[START COLLECTED DATA]
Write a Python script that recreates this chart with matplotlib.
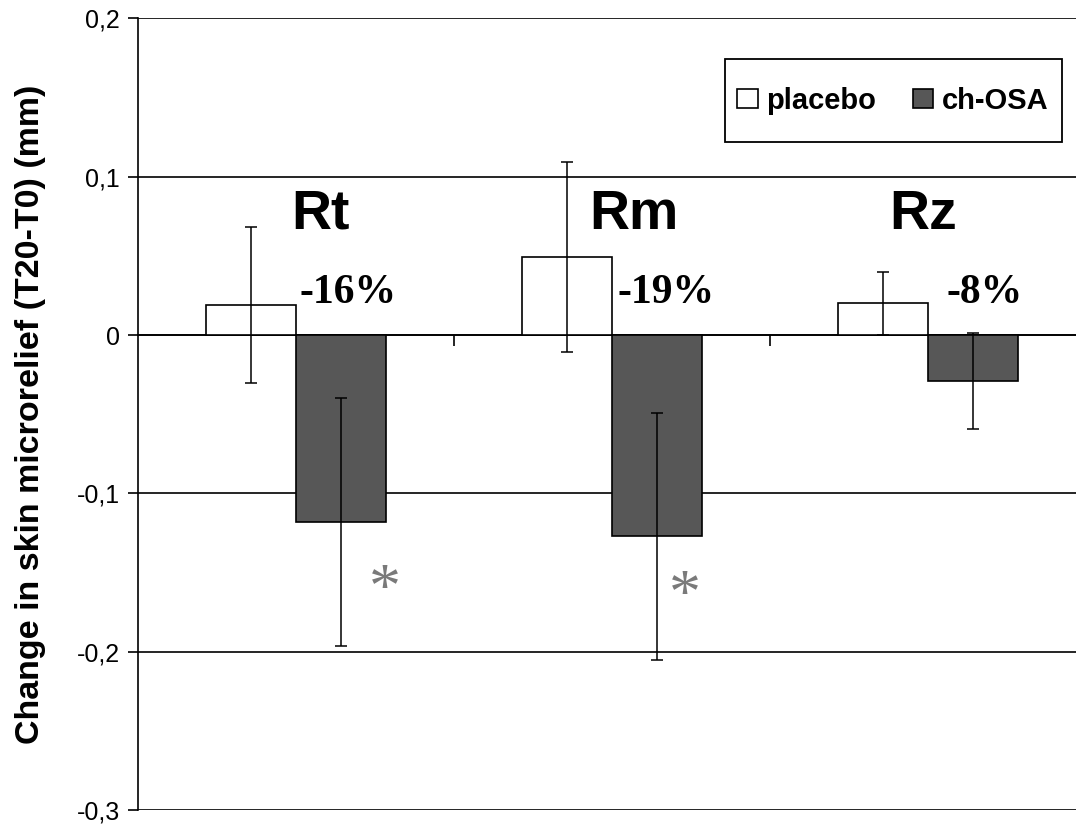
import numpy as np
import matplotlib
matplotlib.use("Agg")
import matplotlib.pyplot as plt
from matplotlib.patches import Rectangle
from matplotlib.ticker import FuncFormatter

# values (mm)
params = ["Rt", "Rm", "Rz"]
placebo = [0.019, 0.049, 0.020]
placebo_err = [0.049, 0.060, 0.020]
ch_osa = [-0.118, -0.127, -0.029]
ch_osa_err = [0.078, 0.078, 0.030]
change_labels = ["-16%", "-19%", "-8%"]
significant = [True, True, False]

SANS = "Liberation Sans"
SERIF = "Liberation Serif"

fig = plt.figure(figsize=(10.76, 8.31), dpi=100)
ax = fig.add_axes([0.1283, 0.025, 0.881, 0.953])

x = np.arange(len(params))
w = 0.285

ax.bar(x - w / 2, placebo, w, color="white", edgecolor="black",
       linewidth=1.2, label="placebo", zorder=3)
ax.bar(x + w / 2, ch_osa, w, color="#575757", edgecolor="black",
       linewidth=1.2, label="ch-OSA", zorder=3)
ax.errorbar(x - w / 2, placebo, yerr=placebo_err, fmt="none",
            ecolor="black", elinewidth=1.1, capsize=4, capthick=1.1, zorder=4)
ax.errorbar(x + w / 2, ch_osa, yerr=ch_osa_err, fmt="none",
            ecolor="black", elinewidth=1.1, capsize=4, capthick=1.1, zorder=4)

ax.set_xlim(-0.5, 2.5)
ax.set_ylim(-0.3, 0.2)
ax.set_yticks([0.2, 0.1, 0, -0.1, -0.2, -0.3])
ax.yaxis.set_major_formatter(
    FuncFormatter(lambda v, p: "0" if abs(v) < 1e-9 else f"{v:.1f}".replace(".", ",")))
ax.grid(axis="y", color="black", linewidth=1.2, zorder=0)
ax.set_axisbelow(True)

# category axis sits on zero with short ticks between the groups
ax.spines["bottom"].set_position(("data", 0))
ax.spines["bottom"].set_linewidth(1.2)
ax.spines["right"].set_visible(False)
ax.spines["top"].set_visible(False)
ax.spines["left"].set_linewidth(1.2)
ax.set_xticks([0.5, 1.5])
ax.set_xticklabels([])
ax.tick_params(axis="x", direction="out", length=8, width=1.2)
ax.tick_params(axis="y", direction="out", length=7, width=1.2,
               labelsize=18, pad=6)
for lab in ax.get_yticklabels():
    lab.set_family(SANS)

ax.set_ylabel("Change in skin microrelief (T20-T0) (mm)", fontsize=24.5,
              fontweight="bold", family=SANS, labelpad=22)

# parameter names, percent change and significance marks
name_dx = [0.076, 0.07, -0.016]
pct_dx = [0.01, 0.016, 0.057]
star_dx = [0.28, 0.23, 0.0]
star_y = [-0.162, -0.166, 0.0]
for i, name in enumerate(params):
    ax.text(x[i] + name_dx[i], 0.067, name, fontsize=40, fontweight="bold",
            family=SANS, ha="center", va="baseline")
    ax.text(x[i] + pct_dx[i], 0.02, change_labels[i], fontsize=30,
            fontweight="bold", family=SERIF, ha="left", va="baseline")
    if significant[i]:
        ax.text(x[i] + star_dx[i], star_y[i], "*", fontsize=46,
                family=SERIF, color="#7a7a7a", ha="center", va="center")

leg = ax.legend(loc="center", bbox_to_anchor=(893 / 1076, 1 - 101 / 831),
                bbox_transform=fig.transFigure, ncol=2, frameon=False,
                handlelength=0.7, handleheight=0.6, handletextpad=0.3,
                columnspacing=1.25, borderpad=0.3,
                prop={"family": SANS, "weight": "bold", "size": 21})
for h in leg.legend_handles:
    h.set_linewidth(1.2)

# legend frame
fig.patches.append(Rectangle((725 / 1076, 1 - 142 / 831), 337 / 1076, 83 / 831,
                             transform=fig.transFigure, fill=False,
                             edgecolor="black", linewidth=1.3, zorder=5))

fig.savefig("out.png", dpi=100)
[END COLLECTED DATA]
= WORK TO COMPLETE =
Without the pictures, write out all of the material exactly.

= FINAL RESULT =
Write a Python script that recreates this chart with matplotlib.
import numpy as np
import matplotlib
matplotlib.use("Agg")
import matplotlib.pyplot as plt
from matplotlib.patches import Rectangle
from matplotlib.ticker import FuncFormatter

# values (mm)
params = ["Rt", "Rm", "Rz"]
placebo = [0.019, 0.049, 0.020]
placebo_err = [0.049, 0.060, 0.020]
ch_osa = [-0.118, -0.127, -0.029]
ch_osa_err = [0.078, 0.078, 0.030]
change_labels = ["-16%", "-19%", "-8%"]
significant = [True, True, False]

SANS = "Liberation Sans"
SERIF = "Liberation Serif"

fig = plt.figure(figsize=(10.76, 8.31), dpi=100)
ax = fig.add_axes([0.1283, 0.025, 0.881, 0.953])

x = np.arange(len(params))
w = 0.285

ax.bar(x - w / 2, placebo, w, color="white", edgecolor="black",
       linewidth=1.2, label="placebo", zorder=3)
ax.bar(x + w / 2, ch_osa, w, color="#575757", edgecolor="black",
       linewidth=1.2, label="ch-OSA", zorder=3)
ax.errorbar(x - w / 2, placebo, yerr=placebo_err, fmt="none",
            ecolor="black", elinewidth=1.1, capsize=4, capthick=1.1, zorder=4)
ax.errorbar(x + w / 2, ch_osa, yerr=ch_osa_err, fmt="none",
            ecolor="black", elinewidth=1.1, capsize=4, capthick=1.1, zorder=4)

ax.set_xlim(-0.5, 2.5)
ax.set_ylim(-0.3, 0.2)
ax.set_yticks([0.2, 0.1, 0, -0.1, -0.2, -0.3])
ax.yaxis.set_major_formatter(
    FuncFormatter(lambda v, p: "0" if abs(v) < 1e-9 else f"{v:.1f}".replace(".", ",")))
ax.grid(axis="y", color="black", linewidth=1.2, zorder=0)
ax.set_axisbelow(True)

# category axis sits on zero with short ticks between the groups
ax.spines["bottom"].set_position(("data", 0))
ax.spines["bottom"].set_linewidth(1.2)
ax.spines["right"].set_visible(False)
ax.spines["top"].set_visible(False)
ax.spines["left"].set_linewidth(1.2)
ax.set_xticks([0.5, 1.5])
ax.set_xticklabels([])
ax.tick_params(axis="x", direction="out", length=8, width=1.2)
ax.tick_params(axis="y", direction="out", length=7, width=1.2,
               labelsize=18, pad=6)
for lab in ax.get_yticklabels():
    lab.set_family(SANS)

ax.set_ylabel("Change in skin microrelief (T20-T0) (mm)", fontsize=24.5,
              fontweight="bold", family=SANS, labelpad=22)

# parameter names, percent change and significance marks
name_dx = [0.076, 0.07, -0.016]
pct_dx = [0.01, 0.016, 0.057]
star_dx = [0.28, 0.23, 0.0]
star_y = [-0.162, -0.166, 0.0]
for i, name in enumerate(params):
    ax.text(x[i] + name_dx[i], 0.067, name, fontsize=40, fontweight="bold",
            family=SANS, ha="center", va="baseline")
    ax.text(x[i] + pct_dx[i], 0.02, change_labels[i], fontsize=30,
            fontweight="bold", family=SERIF, ha="left", va="baseline")
    if significant[i]:
        ax.text(x[i] + star_dx[i], star_y[i], "*", fontsize=46,
                family=SERIF, color="#7a7a7a", ha="center", va="center")

leg = ax.legend(loc="center", bbox_to_anchor=(893 / 1076, 1 - 101 / 831),
                bbox_transform=fig.transFigure, ncol=2, frameon=False,
                handlelength=0.7, handleheight=0.6, handletextpad=0.3,
                columnspacing=1.25, borderpad=0.3,
                prop={"family": SANS, "weight": "bold", "size": 21})
for h in leg.legend_handles:
    h.set_linewidth(1.2)

# legend frame
fig.patches.append(Rectangle((725 / 1076, 1 - 142 / 831), 337 / 1076, 83 / 831,
                             transform=fig.transFigure, fill=False,
                             edgecolor="black", linewidth=1.3, zorder=5))

fig.savefig("out.png", dpi=100)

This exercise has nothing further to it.